Exercise brief —
Set down word for word the lines running from the line with "Write the Plotly code for this chart." to the line with "days7 = [1, 2, 3, 4, 5, 6, 7]", ends included. Skip every picture.

————

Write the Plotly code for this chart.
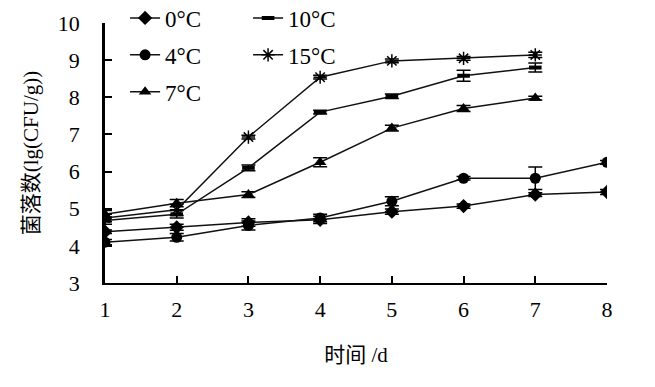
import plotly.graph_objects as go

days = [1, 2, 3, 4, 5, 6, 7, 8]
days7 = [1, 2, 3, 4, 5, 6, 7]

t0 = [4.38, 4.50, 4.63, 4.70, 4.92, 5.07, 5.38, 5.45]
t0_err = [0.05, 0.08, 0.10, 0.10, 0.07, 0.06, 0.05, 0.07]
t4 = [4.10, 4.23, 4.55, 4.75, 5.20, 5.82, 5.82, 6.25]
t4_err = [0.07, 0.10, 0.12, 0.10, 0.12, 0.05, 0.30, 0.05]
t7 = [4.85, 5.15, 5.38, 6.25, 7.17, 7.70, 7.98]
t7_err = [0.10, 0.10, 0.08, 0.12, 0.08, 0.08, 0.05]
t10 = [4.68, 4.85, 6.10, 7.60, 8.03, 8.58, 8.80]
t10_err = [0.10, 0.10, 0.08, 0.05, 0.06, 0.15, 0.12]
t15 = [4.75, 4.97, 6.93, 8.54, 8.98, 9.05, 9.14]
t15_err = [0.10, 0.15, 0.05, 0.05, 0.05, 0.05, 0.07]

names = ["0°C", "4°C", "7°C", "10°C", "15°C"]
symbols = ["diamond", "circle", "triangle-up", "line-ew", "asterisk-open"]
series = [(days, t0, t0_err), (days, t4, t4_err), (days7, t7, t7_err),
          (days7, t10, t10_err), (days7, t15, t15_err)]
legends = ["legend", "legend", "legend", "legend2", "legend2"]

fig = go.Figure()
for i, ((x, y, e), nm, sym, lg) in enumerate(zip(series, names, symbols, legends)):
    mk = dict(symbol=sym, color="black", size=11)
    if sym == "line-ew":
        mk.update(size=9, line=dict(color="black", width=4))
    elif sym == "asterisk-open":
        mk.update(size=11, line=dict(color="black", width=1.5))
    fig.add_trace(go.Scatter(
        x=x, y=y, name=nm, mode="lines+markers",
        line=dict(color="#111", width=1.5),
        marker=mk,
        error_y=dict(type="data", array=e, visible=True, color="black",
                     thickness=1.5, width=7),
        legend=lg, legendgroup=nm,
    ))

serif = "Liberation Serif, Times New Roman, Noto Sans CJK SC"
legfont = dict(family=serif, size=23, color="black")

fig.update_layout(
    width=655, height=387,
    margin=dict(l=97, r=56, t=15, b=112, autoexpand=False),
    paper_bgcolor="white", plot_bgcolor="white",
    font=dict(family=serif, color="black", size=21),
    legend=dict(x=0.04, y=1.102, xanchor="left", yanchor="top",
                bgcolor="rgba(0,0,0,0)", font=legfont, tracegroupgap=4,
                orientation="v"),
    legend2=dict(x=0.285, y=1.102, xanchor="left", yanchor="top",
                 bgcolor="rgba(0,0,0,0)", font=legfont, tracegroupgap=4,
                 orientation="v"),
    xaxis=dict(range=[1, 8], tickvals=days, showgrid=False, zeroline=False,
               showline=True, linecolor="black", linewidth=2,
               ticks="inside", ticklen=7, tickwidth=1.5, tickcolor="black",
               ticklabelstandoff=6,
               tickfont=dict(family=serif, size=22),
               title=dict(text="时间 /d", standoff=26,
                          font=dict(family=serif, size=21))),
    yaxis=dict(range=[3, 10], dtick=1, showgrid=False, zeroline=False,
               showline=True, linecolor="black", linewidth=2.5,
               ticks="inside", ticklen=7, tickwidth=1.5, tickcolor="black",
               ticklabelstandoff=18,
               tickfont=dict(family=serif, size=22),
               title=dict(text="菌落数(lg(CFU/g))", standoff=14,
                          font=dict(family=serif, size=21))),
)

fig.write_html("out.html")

————

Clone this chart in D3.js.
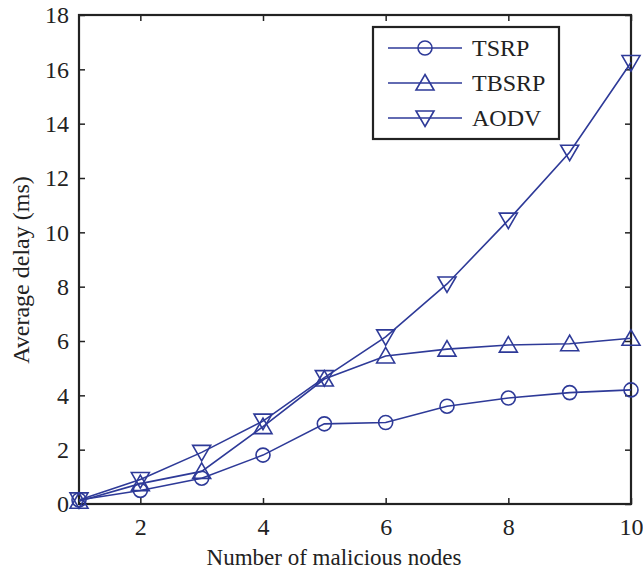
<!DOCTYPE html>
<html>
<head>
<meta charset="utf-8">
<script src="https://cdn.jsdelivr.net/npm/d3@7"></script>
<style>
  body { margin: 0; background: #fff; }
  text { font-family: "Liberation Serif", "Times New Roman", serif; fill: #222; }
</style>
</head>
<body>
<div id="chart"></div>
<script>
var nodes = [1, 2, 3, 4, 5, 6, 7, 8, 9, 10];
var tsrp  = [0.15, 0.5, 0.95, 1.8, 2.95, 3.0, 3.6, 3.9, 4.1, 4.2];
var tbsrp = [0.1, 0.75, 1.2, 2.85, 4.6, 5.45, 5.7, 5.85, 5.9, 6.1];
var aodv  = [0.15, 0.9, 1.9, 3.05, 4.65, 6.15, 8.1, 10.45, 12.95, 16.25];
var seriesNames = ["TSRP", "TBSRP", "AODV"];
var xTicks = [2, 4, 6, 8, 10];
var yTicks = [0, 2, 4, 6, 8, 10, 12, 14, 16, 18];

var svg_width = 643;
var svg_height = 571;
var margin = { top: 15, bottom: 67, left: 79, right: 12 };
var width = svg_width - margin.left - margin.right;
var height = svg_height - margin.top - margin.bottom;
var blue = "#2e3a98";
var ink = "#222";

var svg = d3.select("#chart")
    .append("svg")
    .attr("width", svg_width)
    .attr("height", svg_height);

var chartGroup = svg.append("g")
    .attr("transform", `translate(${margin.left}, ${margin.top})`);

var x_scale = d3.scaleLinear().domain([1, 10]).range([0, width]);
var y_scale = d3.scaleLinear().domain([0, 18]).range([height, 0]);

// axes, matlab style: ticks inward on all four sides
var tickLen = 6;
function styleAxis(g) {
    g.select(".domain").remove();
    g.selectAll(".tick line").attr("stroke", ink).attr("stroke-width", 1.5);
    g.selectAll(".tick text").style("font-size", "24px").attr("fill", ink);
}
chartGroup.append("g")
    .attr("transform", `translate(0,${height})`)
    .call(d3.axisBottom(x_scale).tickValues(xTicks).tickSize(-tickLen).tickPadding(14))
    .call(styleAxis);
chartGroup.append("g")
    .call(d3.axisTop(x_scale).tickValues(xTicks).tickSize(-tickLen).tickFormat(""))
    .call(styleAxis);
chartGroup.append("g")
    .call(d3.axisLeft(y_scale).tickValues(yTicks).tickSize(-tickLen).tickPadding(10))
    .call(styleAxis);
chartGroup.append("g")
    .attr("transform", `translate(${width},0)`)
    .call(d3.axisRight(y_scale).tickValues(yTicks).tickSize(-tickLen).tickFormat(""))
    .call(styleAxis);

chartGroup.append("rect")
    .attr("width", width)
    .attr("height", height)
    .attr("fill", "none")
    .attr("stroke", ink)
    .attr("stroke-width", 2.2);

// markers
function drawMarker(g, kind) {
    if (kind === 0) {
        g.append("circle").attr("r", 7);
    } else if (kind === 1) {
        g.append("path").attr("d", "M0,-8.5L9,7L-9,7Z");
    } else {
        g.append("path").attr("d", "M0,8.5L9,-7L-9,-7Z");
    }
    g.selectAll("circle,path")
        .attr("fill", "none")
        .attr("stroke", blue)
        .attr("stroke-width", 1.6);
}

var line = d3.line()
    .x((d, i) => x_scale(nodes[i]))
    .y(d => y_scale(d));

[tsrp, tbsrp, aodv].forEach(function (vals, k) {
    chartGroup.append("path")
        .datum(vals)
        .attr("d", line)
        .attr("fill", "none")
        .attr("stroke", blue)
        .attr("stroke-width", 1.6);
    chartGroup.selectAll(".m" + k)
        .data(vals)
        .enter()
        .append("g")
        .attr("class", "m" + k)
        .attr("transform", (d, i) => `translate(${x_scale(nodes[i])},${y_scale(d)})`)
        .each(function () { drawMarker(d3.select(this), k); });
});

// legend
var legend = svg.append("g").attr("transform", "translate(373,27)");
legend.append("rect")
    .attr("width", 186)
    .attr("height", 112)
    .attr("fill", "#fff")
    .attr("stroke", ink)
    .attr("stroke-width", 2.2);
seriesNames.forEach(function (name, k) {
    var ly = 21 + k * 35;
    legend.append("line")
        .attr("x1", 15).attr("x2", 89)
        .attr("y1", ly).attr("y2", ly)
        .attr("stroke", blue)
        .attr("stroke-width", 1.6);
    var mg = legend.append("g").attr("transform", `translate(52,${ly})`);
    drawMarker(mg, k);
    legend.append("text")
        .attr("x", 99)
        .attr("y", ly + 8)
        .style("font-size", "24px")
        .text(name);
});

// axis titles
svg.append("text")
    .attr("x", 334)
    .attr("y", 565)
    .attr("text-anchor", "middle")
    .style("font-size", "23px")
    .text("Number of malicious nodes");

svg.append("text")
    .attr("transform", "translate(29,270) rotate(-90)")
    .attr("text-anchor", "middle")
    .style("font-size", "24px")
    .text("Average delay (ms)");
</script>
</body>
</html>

————

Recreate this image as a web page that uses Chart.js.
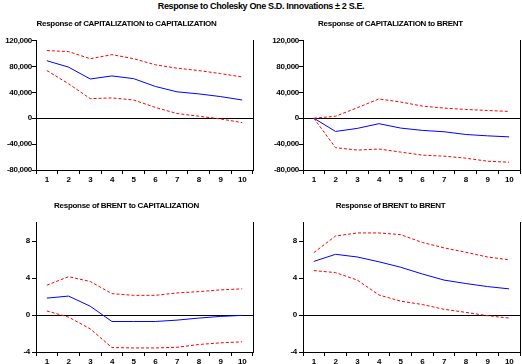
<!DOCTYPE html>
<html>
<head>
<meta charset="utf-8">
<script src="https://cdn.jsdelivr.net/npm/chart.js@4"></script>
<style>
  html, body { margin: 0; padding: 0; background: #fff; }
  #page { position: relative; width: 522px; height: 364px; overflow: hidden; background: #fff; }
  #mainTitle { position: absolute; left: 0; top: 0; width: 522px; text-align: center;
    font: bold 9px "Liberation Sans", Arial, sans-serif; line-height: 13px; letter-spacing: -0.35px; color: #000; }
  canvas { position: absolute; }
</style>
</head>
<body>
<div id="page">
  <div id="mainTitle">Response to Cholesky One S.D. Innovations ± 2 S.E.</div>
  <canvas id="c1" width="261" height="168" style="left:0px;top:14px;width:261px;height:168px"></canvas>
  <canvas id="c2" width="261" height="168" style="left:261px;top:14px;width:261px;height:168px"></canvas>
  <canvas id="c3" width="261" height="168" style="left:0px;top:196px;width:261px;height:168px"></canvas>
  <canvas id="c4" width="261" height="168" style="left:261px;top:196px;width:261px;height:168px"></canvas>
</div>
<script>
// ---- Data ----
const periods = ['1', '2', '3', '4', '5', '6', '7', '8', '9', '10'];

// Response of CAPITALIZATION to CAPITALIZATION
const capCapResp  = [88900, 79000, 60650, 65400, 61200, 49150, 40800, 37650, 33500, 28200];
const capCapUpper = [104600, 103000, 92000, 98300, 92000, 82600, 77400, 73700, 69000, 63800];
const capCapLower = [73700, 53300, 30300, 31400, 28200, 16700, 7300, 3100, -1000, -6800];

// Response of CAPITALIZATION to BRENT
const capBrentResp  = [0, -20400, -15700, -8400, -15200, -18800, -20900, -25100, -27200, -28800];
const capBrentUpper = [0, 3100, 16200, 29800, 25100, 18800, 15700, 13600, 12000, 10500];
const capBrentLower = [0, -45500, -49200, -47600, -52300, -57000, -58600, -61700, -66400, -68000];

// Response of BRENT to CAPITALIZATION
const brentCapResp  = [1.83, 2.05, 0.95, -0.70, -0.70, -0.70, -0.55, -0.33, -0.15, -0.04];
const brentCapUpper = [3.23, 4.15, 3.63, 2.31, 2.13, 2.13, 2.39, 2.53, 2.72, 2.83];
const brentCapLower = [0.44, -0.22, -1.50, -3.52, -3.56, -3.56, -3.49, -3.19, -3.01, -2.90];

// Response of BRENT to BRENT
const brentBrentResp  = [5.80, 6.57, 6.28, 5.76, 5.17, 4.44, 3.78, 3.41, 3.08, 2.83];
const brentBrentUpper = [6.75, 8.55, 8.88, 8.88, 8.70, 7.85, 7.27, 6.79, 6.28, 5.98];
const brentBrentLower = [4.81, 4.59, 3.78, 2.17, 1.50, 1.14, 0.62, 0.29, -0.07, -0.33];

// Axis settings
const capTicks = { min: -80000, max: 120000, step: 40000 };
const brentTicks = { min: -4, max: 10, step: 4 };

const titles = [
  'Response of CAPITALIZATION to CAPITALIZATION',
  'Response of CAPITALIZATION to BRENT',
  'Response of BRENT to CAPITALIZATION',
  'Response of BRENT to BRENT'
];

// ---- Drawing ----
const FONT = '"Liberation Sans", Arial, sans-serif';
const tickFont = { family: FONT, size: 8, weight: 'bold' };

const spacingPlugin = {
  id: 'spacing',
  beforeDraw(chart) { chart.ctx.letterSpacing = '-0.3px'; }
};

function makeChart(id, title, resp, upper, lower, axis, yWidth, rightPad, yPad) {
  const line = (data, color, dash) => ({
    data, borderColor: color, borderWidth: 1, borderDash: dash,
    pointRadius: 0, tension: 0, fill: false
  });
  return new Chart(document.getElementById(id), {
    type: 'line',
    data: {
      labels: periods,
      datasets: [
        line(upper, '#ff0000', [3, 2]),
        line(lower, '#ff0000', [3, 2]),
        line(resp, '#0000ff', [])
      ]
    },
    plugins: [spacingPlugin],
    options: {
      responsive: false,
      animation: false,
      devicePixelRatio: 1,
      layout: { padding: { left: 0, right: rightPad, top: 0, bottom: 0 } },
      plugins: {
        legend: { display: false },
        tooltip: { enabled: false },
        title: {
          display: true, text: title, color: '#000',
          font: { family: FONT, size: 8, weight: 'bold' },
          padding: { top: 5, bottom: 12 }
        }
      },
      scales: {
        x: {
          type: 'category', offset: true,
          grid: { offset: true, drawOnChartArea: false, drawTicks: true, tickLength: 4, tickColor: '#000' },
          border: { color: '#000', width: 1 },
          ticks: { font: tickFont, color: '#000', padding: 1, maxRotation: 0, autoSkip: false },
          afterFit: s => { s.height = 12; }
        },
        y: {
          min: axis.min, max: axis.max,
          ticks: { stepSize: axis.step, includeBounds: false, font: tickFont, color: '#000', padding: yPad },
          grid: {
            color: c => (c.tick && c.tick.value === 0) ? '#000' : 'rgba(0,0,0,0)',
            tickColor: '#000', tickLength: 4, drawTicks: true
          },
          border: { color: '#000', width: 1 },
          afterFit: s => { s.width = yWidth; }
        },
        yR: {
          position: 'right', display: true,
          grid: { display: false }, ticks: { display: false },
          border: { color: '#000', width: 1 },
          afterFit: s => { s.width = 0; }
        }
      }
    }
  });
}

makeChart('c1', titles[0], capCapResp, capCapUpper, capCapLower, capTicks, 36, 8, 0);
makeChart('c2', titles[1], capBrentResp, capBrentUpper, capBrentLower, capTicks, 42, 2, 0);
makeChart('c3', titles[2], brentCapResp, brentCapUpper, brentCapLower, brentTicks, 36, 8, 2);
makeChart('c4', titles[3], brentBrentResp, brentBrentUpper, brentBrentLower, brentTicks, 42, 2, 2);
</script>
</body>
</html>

————

Result of the exercise —
Write the Plotly code for this chart.
import plotly.graph_objects as go

days = [1, 2, 3, 4, 5, 6, 7, 8]
days7 = [1, 2, 3, 4, 5, 6, 7]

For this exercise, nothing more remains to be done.